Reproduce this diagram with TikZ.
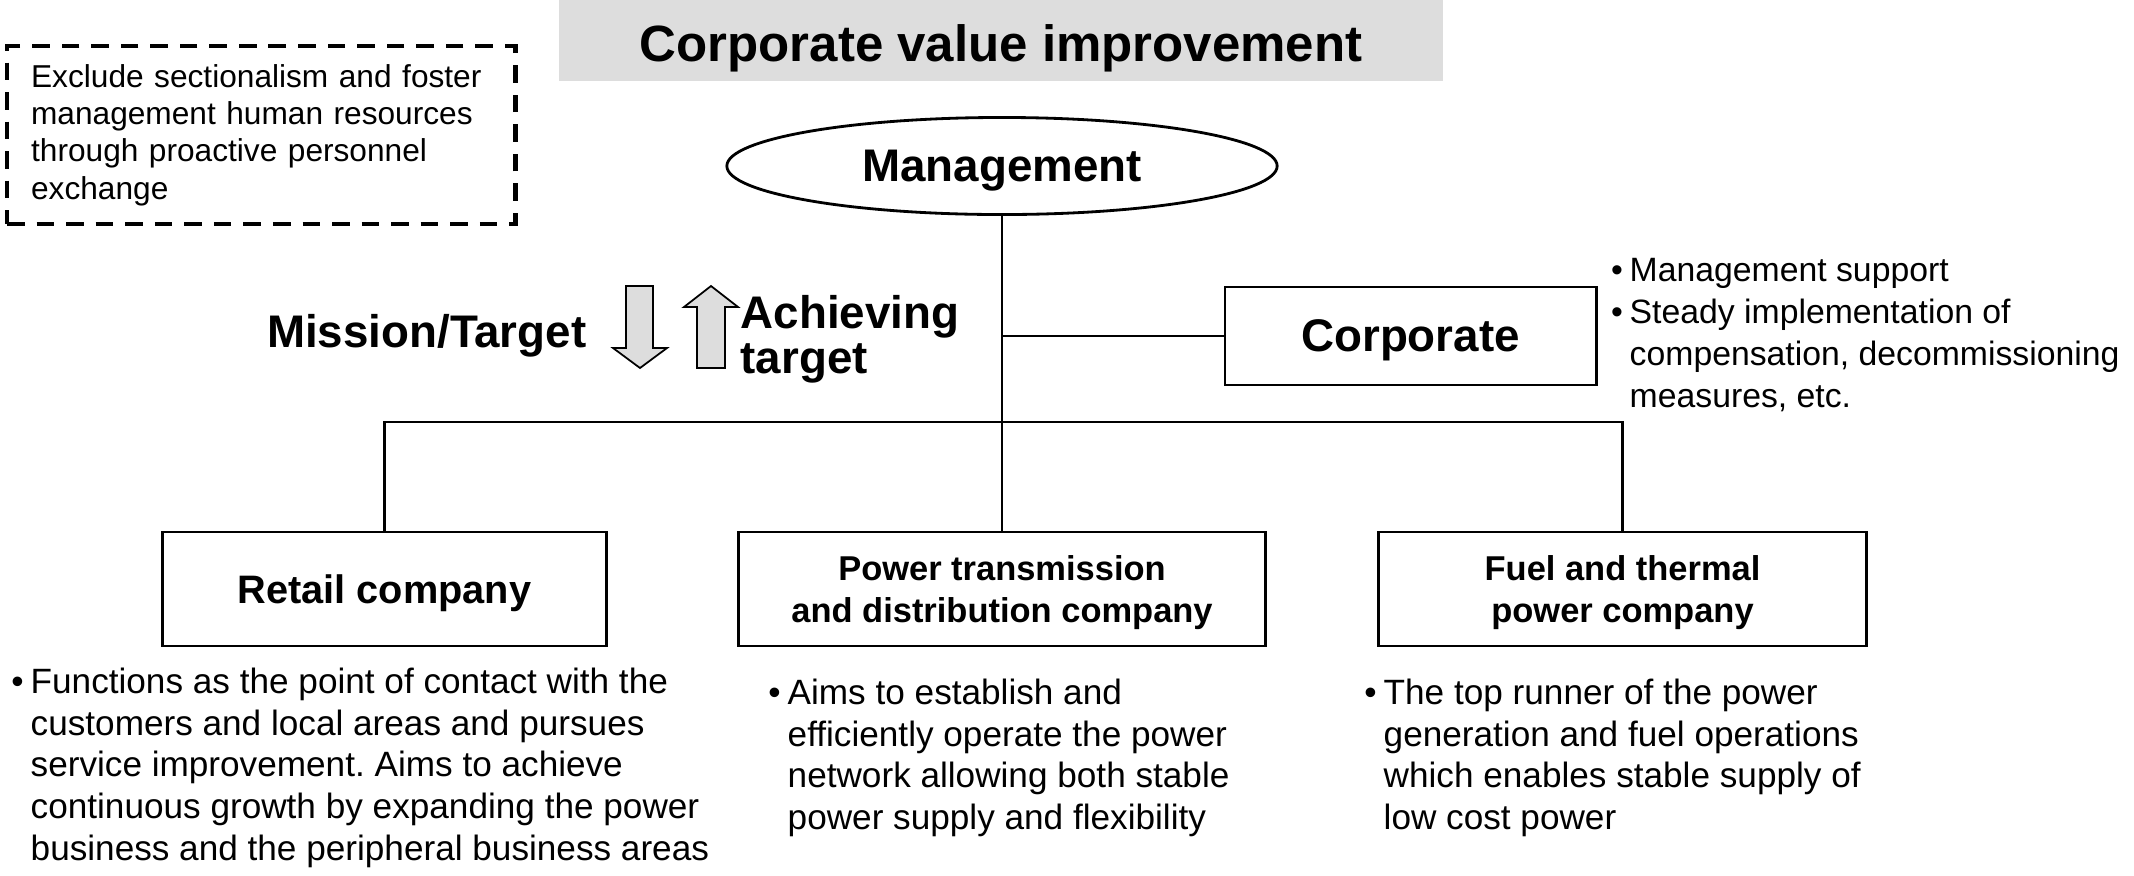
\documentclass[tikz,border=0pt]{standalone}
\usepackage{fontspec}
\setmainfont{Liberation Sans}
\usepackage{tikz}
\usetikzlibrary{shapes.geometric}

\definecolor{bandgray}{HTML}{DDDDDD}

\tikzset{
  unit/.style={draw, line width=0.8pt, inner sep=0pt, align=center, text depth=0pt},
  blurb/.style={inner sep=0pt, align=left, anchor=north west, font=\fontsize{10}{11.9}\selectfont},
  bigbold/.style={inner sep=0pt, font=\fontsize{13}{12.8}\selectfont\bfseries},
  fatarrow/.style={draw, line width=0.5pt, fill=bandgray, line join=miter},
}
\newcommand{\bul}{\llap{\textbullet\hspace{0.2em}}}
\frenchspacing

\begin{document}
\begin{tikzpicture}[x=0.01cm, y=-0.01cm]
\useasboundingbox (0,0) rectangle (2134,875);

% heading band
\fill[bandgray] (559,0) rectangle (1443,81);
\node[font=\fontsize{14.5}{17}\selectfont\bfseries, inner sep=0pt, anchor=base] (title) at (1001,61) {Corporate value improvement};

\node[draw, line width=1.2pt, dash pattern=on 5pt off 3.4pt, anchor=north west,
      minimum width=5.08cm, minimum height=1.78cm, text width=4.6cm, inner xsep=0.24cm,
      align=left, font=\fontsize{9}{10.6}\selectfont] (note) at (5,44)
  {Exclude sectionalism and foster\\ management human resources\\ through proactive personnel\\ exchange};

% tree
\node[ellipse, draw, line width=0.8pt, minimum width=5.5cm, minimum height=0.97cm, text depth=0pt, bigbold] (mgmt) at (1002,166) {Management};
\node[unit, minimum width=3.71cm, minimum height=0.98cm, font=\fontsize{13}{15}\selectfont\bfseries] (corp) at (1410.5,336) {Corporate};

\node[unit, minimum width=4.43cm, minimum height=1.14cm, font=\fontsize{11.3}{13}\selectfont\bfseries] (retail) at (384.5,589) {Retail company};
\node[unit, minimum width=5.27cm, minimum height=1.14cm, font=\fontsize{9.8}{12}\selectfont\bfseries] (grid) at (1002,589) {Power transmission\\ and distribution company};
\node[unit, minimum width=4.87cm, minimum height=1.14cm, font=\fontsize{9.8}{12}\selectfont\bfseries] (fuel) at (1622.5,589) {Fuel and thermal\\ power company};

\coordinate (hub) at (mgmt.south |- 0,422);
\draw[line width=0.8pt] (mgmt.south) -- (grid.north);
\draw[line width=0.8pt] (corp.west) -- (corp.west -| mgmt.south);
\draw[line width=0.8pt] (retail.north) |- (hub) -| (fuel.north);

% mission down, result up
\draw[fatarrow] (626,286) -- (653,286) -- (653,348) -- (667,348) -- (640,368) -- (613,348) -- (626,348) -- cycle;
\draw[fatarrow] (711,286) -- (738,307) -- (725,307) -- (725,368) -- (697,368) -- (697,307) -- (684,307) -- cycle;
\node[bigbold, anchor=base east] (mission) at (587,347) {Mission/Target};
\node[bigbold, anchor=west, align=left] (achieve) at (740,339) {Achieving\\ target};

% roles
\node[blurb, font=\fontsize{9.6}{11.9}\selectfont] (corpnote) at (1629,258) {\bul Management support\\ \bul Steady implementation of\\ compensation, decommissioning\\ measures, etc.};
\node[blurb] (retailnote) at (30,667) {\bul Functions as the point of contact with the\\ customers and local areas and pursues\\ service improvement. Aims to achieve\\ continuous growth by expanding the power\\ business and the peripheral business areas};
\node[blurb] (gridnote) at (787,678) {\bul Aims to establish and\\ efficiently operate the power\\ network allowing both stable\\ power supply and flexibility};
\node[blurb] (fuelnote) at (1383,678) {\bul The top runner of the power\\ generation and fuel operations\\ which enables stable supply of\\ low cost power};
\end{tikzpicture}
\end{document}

...

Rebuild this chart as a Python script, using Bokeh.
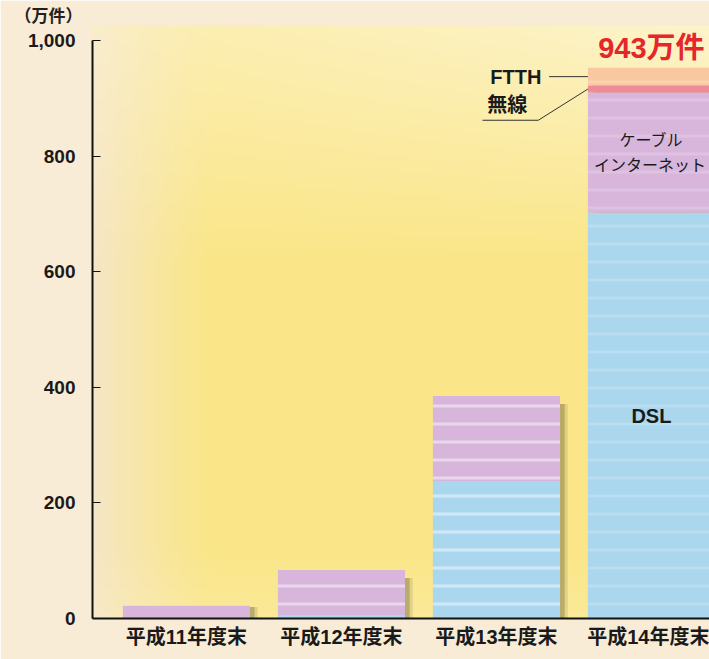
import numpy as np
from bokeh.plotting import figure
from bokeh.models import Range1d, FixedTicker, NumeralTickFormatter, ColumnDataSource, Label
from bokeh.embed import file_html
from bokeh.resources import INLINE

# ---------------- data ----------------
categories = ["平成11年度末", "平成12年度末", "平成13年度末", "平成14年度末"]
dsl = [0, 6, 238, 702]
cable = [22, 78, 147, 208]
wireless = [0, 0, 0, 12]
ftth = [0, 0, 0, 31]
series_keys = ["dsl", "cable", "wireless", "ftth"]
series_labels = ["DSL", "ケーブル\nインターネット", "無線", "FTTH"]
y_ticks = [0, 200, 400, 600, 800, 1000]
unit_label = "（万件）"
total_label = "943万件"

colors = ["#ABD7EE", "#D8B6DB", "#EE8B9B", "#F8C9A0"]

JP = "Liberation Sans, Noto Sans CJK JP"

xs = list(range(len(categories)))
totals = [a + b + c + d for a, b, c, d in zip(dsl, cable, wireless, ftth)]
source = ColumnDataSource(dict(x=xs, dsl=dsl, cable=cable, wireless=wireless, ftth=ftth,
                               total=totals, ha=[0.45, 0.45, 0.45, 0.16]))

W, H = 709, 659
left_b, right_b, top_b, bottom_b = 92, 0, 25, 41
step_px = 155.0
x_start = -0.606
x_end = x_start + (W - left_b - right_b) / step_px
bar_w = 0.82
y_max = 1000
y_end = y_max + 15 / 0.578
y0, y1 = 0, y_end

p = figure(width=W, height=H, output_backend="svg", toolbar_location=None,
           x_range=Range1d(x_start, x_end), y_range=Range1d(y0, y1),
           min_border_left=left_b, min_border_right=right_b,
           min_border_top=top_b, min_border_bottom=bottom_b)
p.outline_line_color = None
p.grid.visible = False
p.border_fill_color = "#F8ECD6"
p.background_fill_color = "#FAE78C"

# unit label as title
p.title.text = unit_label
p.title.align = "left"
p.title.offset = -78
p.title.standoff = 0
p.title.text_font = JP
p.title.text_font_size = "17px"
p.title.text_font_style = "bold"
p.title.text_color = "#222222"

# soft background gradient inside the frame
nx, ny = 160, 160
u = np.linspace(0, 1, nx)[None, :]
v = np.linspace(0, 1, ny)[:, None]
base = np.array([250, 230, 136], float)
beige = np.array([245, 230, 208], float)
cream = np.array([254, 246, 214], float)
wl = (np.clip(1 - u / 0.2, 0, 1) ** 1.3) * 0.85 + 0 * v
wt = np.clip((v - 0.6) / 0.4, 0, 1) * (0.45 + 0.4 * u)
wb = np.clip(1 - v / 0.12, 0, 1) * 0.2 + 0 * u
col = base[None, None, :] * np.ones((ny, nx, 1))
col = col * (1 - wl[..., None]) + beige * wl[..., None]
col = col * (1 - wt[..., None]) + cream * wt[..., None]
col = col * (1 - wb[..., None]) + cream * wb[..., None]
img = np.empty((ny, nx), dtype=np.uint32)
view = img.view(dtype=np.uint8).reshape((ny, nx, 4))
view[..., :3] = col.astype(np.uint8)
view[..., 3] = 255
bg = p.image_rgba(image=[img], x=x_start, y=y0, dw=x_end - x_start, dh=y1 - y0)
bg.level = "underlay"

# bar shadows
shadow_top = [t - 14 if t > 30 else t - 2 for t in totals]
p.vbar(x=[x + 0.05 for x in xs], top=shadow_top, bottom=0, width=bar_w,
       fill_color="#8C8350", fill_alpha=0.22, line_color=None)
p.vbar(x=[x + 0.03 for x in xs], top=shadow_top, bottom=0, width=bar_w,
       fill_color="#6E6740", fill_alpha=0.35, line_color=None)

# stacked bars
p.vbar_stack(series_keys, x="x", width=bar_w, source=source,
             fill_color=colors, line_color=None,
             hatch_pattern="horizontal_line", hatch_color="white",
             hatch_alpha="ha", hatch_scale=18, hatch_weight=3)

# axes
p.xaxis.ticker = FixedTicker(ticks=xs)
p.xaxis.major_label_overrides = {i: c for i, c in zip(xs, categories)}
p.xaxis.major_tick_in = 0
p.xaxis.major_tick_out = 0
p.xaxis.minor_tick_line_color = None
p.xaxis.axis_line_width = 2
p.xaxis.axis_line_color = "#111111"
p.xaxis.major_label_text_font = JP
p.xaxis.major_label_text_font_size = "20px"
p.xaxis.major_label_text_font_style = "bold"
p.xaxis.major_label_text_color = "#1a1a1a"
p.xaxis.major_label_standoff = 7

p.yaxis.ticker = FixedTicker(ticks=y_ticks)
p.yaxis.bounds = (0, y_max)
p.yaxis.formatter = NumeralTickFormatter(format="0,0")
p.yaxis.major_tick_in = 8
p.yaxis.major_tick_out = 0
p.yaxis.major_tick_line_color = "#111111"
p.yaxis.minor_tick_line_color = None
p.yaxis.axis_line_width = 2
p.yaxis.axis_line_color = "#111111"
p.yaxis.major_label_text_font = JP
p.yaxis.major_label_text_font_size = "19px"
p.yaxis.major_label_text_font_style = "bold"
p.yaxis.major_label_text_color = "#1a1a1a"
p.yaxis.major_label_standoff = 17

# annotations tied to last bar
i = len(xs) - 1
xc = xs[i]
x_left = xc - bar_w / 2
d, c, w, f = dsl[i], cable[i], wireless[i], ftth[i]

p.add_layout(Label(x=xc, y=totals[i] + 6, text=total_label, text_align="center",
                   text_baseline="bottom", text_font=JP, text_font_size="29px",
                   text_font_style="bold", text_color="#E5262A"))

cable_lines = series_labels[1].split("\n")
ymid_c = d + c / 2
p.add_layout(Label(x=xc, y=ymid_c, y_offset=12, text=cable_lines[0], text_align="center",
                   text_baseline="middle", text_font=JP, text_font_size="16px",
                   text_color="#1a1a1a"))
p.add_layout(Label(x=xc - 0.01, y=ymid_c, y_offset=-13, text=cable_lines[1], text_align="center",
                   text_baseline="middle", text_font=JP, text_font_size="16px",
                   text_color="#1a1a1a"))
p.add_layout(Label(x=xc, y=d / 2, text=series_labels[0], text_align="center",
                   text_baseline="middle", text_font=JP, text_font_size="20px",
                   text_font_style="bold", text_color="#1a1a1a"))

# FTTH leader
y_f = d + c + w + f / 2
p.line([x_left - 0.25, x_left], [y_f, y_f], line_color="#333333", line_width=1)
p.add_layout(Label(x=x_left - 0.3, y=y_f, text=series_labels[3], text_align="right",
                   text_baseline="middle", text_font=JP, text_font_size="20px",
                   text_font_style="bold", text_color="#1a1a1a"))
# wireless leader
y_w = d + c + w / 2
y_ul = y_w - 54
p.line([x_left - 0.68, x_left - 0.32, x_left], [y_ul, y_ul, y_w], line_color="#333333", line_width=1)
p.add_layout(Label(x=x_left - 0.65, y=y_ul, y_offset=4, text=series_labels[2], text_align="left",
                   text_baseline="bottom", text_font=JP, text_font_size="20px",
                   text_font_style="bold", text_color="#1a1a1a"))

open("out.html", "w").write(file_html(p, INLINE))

§ Directive
Retype only the lines above from the one with "Reproduce this diagram with TikZ." through the one with "minimum width=3.71cm, minimum", exactly and with both ends. Images stay out.

§ Result of this task
Reproduce this diagram with TikZ.
\documentclass[tikz,border=0pt]{standalone}
\usepackage{fontspec}
\setmainfont{Liberation Sans}
\usepackage{tikz}
\usetikzlibrary{shapes.geometric}

\definecolor{bandgray}{HTML}{DDDDDD}

\tikzset{
  unit/.style={draw, line width=0.8pt, inner sep=0pt, align=center, text depth=0pt},
  blurb/.style={inner sep=0pt, align=left, anchor=north west, font=\fontsize{10}{11.9}\selectfont},
  bigbold/.style={inner sep=0pt, font=\fontsize{13}{12.8}\selectfont\bfseries},
  fatarrow/.style={draw, line width=0.5pt, fill=bandgray, line join=miter},
}
\newcommand{\bul}{\llap{\textbullet\hspace{0.2em}}}
\frenchspacing

\begin{document}
\begin{tikzpicture}[x=0.01cm, y=-0.01cm]
\useasboundingbox (0,0) rectangle (2134,875);

% heading band
\fill[bandgray] (559,0) rectangle (1443,81);
\node[font=\fontsize{14.5}{17}\selectfont\bfseries, inner sep=0pt, anchor=base] (title) at (1001,61) {Corporate value improvement};

\node[draw, line width=1.2pt, dash pattern=on 5pt off 3.4pt, anchor=north west,
      minimum width=5.08cm, minimum height=1.78cm, text width=4.6cm, inner xsep=0.24cm,
      align=left, font=\fontsize{9}{10.6}\selectfont] (note) at (5,44)
  {Exclude sectionalism and foster\\ management human resources\\ through proactive personnel\\ exchange};

% tree
\node[ellipse, draw, line width=0.8pt, minimum width=5.5cm, minimum height=0.97cm, text depth=0pt, bigbold] (mgmt) at (1002,166) {Management};
\node[unit, minimum width=3.71cm, minimum height=0.98cm, font=\fontsize{13}{15}\selectfont\bfseries] (corp) at (1410.5,336) {Corporate};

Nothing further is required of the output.